- Jan 7, 2011Servilis is just like it sounds, servant. I noted that in the church records of Pechujfalu (Pecovska Nova Ves), Saros county there was a manor house; it seemed the lord of the manor and his sons were in residence. Those records had the most single mothers that have seen anywhere. Perhaps the gentry were practising "droit de seigneur" in all ways. Now we call it employers abusing their positions of authority. Perhaps your g-grandmother was a servant girl in one of the estates and was molested.
In the records of Szent Mihaly I found unmarried mothers were called common whores, but the origanal Latin is a bit more graphic. For some reason my g-grandfather was a godparent to some of these children.

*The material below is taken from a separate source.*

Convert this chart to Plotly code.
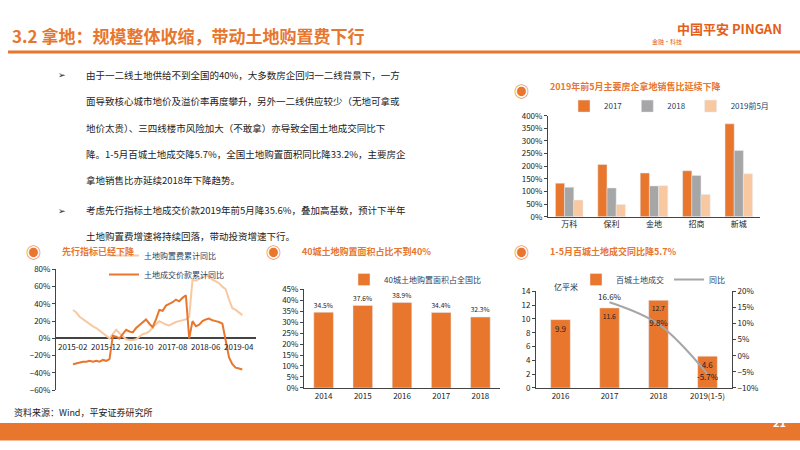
import plotly.graph_objs as go

OR = '#E8762D'
GR = '#A6A6A6'
LT = '#F8C9A0'
FONT = 'Noto Sans CJK SC'

# 2019年前5月主要房企拿地销售比
firms = ['万科', '保利', '金地', '招商', '新城']
r2017 = [1.33, 2.07, 1.73, 1.82, 3.68]
r2018 = [1.17, 1.14, 1.22, 1.63, 2.62]
r2019 = [0.66, 0.48, 1.23, 0.88, 1.70]

# 先行指标
months = ['%d-%02d' % (y, m) for y in range(2015, 2020) for m in range(1, 13)]
months = months[1:53]  # 2015-02 .. 2019-05
fee = [33, 30, 25, 22, 19, 16, 14, 12, 9, 6, 3, 0, 5, 10, 6, 2, -1, -2, -2, -1, 2, 5, 6, 8,
       13, 17, 20, 18, 16, 15, 17, 19, 20, 21, 22, 25, 68, 67, 69, 71, 73, 72, 68, 66, 64, 60,
       57, 45, 35, 33, 30, 27]
price = [-30, -29, -28, -27, -27, -26, -27, -26, -27, -25, -26, -24, 3, 2, 0, 5, 10, 8, 7, 12,
         15, 18, 22, 17, 13, 22, 33, 32, 38, 40, 42, 45, 43, 47, 50, 0, 20, 14, 16, 20, 22, 23,
         21, 20, 19, 17, -5, -22, -30, -34, -35, -36]

# 40城土地购置面积占比
yrs = ['2014', '2015', '2016', '2017', '2018']
share = [34.5, 37.6, 38.9, 34.4, 32.3]

# 百城土地成交
yrs2 = ['2016', '2017', '2018', '2019(1-5)']
area = [9.9, 11.6, 12.7, 4.6]
yoy = [None, 16.6, 9.8, -5.7]

fig = go.Figure()
tick = dict(size=8, color='#222', family=FONT)

fig.add_trace(go.Bar(x=firms, y=r2017, name='2017', marker_color=OR, xaxis='x', yaxis='y', legend='legend'))
fig.add_trace(go.Bar(x=firms, y=r2018, name='2018', marker_color=GR, xaxis='x', yaxis='y', legend='legend'))
fig.add_trace(go.Bar(x=firms, y=r2019, name='2019前5月', marker_color=LT, xaxis='x', yaxis='y', legend='legend'))

fig.add_trace(go.Scatter(x=months, y=fee, name='土地购置费累计同比', mode='lines', line=dict(color=LT, width=2), xaxis='x2', yaxis='y2', legend='legend2'))
fig.add_trace(go.Scatter(x=months, y=price, name='土地成交价款累计同比', mode='lines', line=dict(color=OR, width=2), xaxis='x2', yaxis='y2', legend='legend2'))

fig.add_trace(go.Bar(x=yrs, y=share, name='40城土地购置面积占全国比', marker_color=OR, width=0.5,
                     text=['%.1f%%' % v for v in share], textposition='outside', textfont=dict(size=8, color='#222'),
                     cliponaxis=False, xaxis='x3', yaxis='y3', legend='legend3'))

fig.add_trace(go.Bar(x=yrs2, y=area, name='百城土地成交', marker_color=OR, width=0.4,
                     text=['%.1f' % v for v in area], textposition='inside', insidetextanchor='end', textangle=0,
                     textfont=dict(size=8, color='#222'), xaxis='x4', yaxis='y4', legend='legend4'))
fig.add_trace(go.Scatter(x=yrs2, y=yoy, name='同比', mode='lines+text', line=dict(color=GR, width=2, shape='spline'),
                         text=['', '16.6%', '9.8%', '-5.7%'],
                         textposition=['top center', 'top center', 'middle center', 'bottom center'],
                         textfont=dict(size=8, color='#222'),
                         xaxis='x4', yaxis='y5', legend='legend4'))

ax = dict(showgrid=False, zeroline=False, showline=True, linecolor='#444', ticks='outside', ticklen=3, tickfont=tick, fixedrange=True)
fig.update_layout(
    width=800, height=450, margin=dict(l=0, r=0, t=0, b=0),
    paper_bgcolor='white', plot_bgcolor='white', font=dict(family=FONT),
    barmode='group', bargap=0.35, bargroupgap=0,
    xaxis=dict(ax, domain=[0.685, 0.95], anchor='y', ticks=''),
    yaxis=dict(ax, domain=[0.52, 0.75], anchor='x', range=[0, 4], dtick=0.5, tickformat='.0%'),
    xaxis2=dict(ax, domain=[0.07, 0.32], anchor='y2', type='category', showticklabels=False, ticks='', showline=False),
    yaxis2=dict(ax, domain=[0.125, 0.4], anchor='x2', range=[-60, 80], dtick=20, ticksuffix='%',
                zeroline=True, zerolinecolor='#444'),
    xaxis3=dict(ax, domain=[0.38, 0.625], anchor='y3', ticks=''),
    yaxis3=dict(ax, domain=[0.13, 0.355], anchor='x3', range=[0, 45], dtick=5, ticksuffix='%'),
    xaxis4=dict(ax, domain=[0.67, 0.915], anchor='y4', ticks=''),
    yaxis4=dict(ax, domain=[0.13, 0.35], anchor='x4', range=[0, 14], dtick=2),
    yaxis5=dict(ax, overlaying='y4', side='right', anchor='x4', range=[-10, 20], dtick=5, ticksuffix='%'),
    legend=dict(orientation='h', x=0.705, y=0.805, font=dict(size=8), bgcolor='rgba(0,0,0,0)'),
    legend2=dict(x=0.13, y=0.41, font=dict(size=8), bgcolor='rgba(0,0,0,0)', tracegroupgap=0),
    legend3=dict(orientation='h', x=0.43, y=0.41, font=dict(size=8), bgcolor='rgba(0,0,0,0)'),
    legend4=dict(orientation='h', x=0.72, y=0.41, font=dict(size=8), bgcolor='rgba(0,0,0,0)'),
)

# date labels sitting on the zero line
for m in months[::10]:
    fig.add_annotation(text=m, x=m, y=-1, xref='x2', yref='y2', yanchor='top', showarrow=False,
                       font=dict(size=8, color='#222'))

# header / footer
fig.add_shape(type='line', xref='paper', yref='paper', x0=0.01, x1=1, y0=0.895, y1=0.895, line=dict(color=OR, width=3))
fig.add_annotation(text='<b>3.2 拿地：规模整体收缩，带动土地购置费下行</b>', x=0.012, y=0.965, xref='paper', yref='paper',
                   xanchor='left', showarrow=False, font=dict(size=17, color=OR))
fig.add_annotation(text='<b>中国平安 PINGAN</b>', x=0.98, y=0.975, xref='paper', yref='paper', xanchor='right',
                   showarrow=False, font=dict(size=13, color='#E2601A'))
fig.add_annotation(text='金融·科技', x=0.855, y=0.935, xref='paper', yref='paper', xanchor='right',
                   showarrow=False, font=dict(size=6, color='#E2601A'))
fig.add_shape(type='rect', xref='paper', yref='paper', x0=0, x1=1, y0=0.01, y1=0.05, fillcolor=OR, line_width=0)
fig.add_annotation(text='<b>21</b>', x=0.985, y=0.03, xref='paper', yref='paper', xanchor='right',
                   showarrow=False, font=dict(size=11, color='white'))

body = [('➢', '由于一二线土地供给不到全国的40%，大多数房企回归一二线背景下，一方', 0.843),
        ('', '面导致核心城市地价及溢价率再度攀升，另外一二线供应较少（无地可拿或', 0.783),
        ('', '地价太贵）、三四线楼市风险加大（不敢拿）亦导致全国土地成交同比下', 0.723),
        ('', '降。1-5月百城土地成交降5.7%，全国土地购置面积同比降33.2%，主要房企', 0.663),
        ('', '拿地销售比亦延续2018年下降趋势。', 0.603),
        ('➢', '考虑先行指标土地成交价款2019年前5月降35.6%，叠加高基数，预计下半年', 0.535),
        ('', '土地购置费增速将持续回落，带动投资增速下行。', 0.475)]
for b, t, y in body:
    if b:
        fig.add_annotation(text=b, x=0.07, y=y, xref='paper', yref='paper', xanchor='left', yanchor='middle',
                           showarrow=False, font=dict(size=9, color='#222'))
    fig.add_annotation(text=t, x=0.105, y=y, xref='paper', yref='paper', xanchor='left', yanchor='middle',
                       showarrow=False, font=dict(size=9.5, color='#222'))

titles = [('2019年前5月主要房企拿地销售比延续下降', 0.64, 0.835), ('先行指标已经下降', 0.03, 0.44),
          ('40城土地购置面积占比不到40%', 0.33, 0.44), ('1-5月百城土地成交同比降5.7%', 0.64, 0.44)]
for t, x, y in titles:
    fig.add_annotation(text='◉', x=x, y=y, xref='paper', yref='paper', xanchor='left', showarrow=False,
                       font=dict(size=15, color=OR))
    fig.add_annotation(text='<b>' + t + '</b>', x=x + 0.045, y=y, xref='paper', yref='paper', xanchor='left',
                       showarrow=False, font=dict(size=9, color=OR))
fig.add_annotation(text='亿平米', x=0.69, y=0.36, xref='paper', yref='paper', xanchor='left', showarrow=False,
                   font=dict(size=8, color='#222'))
fig.add_annotation(text='资料来源：Wind，平安证券研究所', x=0.015, y=0.075, xref='paper', yref='paper', xanchor='left',
                   yanchor='middle', showarrow=False, font=dict(size=9, color='#222'))

fig.write_html('out.html', config={'displayModeBar': False},
               post_script="document.body.style.margin='0';document.body.style.overflow='hidden';")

Then while reading Greek Catholic records in Boksa, Zemplin some girls were "concubinus" and the father was noted. Okay Bill, was this a practise in that church?
In all, there is nothing new under the sun.
--- In SLOVAK-ROOTS@yahoogroups.com, "tom geiss" <tomfgurka@...> wrote:
> One of the stange quirks about genealogy is that, whenever an illegitimate child is born, the name of the father is never mentioned.
> I saw, in viewing films, that my great-grandmother had two children before she ever got married. She was listed at the same house number where my grandma and her siblings were born
> She was called "servilis" which , I presume meant that she was a housemaid? Finally she got married.